EXERCISE AIM. Using the listing below, copy every line that mentions "this".

[Entries from a dataset]
⟨
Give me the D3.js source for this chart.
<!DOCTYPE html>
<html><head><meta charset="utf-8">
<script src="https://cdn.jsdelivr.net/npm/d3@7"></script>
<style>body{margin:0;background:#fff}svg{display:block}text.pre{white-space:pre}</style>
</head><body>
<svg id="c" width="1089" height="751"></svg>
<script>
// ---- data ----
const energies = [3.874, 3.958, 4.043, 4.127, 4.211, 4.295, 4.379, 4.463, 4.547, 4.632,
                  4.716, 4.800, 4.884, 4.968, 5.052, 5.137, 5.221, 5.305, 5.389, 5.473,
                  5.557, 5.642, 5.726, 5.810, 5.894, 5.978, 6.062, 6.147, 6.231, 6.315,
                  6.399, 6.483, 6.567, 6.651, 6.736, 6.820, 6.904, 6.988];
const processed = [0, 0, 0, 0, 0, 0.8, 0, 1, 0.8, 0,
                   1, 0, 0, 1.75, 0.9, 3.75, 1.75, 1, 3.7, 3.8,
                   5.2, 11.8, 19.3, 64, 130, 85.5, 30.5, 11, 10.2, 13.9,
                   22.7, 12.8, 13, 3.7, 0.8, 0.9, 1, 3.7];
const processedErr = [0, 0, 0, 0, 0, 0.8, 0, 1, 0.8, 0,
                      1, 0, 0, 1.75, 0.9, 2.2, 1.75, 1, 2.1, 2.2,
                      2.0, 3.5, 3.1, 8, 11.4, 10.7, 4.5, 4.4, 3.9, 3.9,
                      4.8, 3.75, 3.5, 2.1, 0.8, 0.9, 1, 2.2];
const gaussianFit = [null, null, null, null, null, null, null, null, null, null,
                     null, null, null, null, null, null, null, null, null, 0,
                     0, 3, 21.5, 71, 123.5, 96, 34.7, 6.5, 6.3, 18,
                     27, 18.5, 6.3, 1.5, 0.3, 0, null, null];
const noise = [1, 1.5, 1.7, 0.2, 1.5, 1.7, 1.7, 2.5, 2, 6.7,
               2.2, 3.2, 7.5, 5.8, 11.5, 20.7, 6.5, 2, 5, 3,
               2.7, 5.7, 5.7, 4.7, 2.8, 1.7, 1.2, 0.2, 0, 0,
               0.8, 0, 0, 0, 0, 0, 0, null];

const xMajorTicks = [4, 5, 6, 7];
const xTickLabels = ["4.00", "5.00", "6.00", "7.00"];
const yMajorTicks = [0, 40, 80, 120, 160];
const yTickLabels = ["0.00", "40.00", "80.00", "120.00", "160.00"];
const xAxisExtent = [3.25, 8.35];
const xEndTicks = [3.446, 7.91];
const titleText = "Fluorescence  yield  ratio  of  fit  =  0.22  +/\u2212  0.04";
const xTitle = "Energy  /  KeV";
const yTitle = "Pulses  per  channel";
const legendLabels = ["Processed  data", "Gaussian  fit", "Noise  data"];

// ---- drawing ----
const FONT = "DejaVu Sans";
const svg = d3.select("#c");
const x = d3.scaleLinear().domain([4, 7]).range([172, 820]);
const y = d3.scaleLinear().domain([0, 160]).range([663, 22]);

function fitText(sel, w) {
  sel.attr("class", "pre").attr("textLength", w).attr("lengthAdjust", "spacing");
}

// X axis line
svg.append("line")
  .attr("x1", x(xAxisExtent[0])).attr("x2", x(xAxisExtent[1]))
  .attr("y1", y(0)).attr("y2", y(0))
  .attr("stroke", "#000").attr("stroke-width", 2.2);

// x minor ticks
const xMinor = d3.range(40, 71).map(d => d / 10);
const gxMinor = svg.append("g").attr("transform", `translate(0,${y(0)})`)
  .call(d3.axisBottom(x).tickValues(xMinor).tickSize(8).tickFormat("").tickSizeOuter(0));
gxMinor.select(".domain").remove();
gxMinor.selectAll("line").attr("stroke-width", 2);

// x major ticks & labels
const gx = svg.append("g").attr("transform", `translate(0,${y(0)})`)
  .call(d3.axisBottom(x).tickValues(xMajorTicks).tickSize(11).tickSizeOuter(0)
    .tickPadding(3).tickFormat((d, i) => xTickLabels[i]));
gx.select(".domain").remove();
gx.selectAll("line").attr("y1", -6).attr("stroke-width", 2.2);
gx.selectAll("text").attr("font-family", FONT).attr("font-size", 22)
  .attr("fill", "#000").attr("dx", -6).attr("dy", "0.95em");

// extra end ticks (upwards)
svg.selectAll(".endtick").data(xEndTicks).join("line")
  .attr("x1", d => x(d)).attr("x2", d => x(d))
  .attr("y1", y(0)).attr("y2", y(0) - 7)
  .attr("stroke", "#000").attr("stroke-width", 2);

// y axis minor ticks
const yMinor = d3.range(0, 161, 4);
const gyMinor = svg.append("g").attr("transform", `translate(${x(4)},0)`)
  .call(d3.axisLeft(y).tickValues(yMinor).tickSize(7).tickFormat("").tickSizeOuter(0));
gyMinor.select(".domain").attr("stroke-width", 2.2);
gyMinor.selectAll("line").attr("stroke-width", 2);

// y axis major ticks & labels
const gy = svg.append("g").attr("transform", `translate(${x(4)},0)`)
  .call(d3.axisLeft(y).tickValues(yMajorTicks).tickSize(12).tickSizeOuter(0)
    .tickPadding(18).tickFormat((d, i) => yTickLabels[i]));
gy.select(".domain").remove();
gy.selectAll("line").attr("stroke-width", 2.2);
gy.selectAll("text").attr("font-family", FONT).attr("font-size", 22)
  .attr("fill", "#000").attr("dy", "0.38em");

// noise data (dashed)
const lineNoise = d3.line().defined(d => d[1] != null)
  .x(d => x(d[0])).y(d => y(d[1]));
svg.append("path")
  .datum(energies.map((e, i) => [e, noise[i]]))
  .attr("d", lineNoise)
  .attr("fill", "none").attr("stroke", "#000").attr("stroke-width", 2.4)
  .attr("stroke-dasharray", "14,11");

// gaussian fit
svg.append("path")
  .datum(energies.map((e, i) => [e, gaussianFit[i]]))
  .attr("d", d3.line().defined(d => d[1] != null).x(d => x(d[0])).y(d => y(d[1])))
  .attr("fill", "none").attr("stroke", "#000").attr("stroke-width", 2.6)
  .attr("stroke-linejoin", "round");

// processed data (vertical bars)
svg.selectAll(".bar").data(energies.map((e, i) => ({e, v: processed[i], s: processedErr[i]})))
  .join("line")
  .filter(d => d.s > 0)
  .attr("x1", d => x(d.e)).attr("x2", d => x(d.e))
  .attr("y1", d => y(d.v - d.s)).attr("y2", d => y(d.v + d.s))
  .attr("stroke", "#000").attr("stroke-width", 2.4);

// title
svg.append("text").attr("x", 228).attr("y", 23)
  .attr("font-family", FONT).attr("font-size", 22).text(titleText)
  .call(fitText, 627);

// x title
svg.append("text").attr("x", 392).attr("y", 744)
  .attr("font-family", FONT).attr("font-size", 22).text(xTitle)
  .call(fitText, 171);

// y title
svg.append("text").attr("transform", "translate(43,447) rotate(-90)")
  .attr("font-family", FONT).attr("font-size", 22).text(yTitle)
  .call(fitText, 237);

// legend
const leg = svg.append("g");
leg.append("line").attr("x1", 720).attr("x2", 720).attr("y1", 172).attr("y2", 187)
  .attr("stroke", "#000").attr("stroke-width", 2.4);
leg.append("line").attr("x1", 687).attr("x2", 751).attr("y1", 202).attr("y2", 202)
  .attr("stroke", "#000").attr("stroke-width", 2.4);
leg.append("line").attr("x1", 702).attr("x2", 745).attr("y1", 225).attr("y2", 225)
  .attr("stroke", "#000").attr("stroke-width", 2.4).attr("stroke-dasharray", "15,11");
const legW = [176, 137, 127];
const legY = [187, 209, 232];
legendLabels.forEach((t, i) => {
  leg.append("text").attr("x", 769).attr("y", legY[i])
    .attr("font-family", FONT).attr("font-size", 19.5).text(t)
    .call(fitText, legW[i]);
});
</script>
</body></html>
⟩
⟨
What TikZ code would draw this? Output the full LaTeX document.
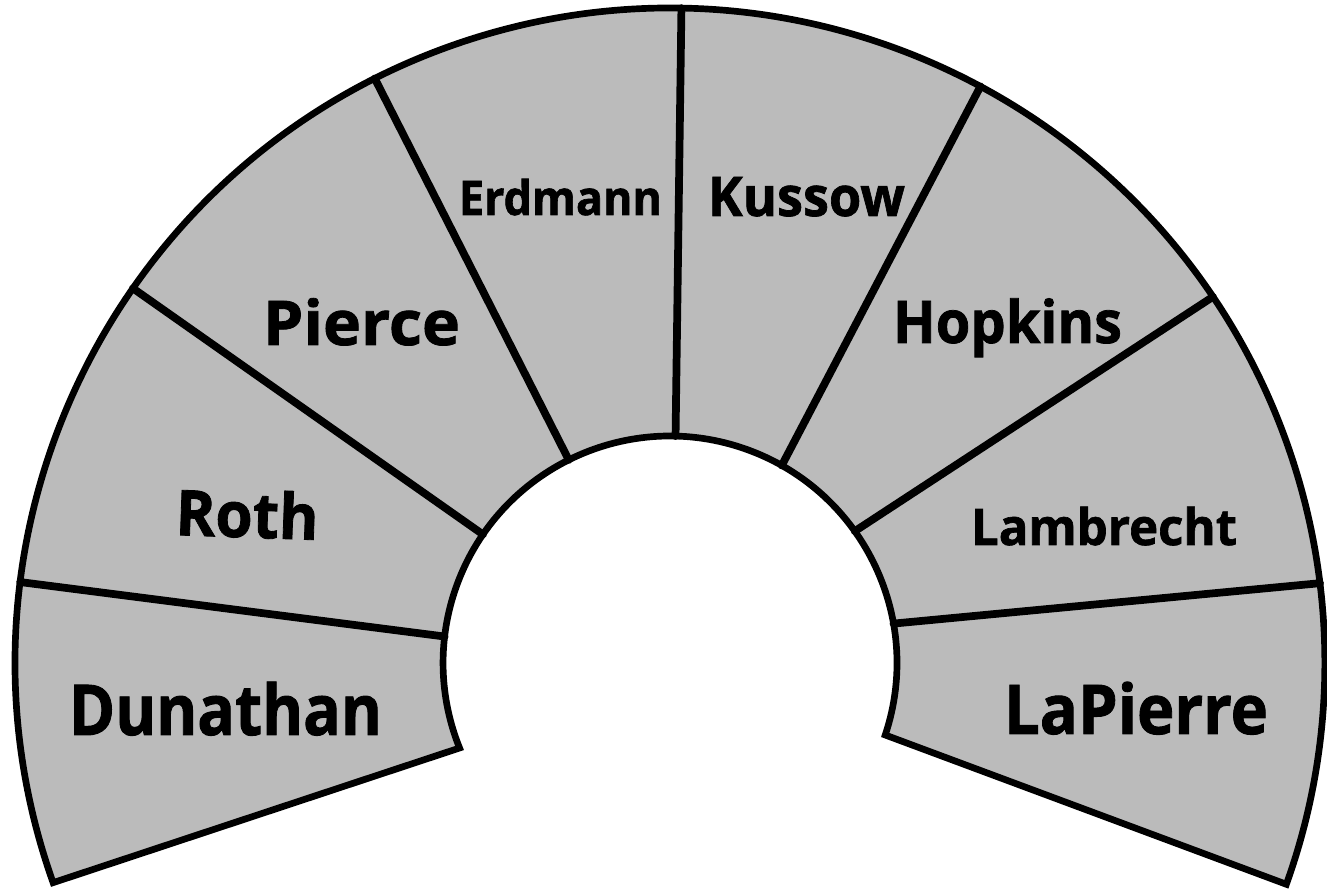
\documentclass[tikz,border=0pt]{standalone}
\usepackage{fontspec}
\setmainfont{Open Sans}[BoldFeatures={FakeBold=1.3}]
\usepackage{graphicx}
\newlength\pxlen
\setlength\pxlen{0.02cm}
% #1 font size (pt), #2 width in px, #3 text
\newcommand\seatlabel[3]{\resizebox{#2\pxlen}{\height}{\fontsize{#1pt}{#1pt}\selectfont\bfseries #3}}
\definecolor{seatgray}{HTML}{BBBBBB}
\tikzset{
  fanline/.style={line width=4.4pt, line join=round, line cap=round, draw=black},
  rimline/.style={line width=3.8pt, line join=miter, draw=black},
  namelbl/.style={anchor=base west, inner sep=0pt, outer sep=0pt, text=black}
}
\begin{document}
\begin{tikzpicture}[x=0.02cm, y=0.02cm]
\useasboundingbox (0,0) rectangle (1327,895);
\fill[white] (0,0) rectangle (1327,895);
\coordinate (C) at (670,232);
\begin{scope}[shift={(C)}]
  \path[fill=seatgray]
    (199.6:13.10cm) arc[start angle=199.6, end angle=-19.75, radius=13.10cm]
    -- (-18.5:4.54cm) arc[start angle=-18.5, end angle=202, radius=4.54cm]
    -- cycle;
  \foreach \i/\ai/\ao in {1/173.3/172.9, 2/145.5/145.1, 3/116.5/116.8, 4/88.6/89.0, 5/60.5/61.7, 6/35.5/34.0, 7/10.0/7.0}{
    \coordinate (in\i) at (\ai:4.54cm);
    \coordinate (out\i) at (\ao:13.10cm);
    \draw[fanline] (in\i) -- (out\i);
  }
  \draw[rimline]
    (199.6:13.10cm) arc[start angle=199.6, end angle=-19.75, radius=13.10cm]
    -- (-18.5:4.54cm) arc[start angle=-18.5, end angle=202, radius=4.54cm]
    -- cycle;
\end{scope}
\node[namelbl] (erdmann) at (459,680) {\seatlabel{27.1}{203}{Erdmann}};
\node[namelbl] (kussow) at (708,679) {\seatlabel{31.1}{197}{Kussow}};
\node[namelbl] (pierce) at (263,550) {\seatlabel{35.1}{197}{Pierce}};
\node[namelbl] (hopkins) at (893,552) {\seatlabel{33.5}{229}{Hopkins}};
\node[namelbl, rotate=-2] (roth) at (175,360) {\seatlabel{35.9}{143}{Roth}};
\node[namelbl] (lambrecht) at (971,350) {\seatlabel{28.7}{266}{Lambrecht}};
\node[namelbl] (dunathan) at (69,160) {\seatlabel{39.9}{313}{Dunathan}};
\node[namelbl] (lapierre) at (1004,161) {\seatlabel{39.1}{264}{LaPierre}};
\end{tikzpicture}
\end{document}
⟩
EXERCISE RESULT.
Give me the D3.js source for this chart.
What TikZ code would draw this? Output the full LaTeX document.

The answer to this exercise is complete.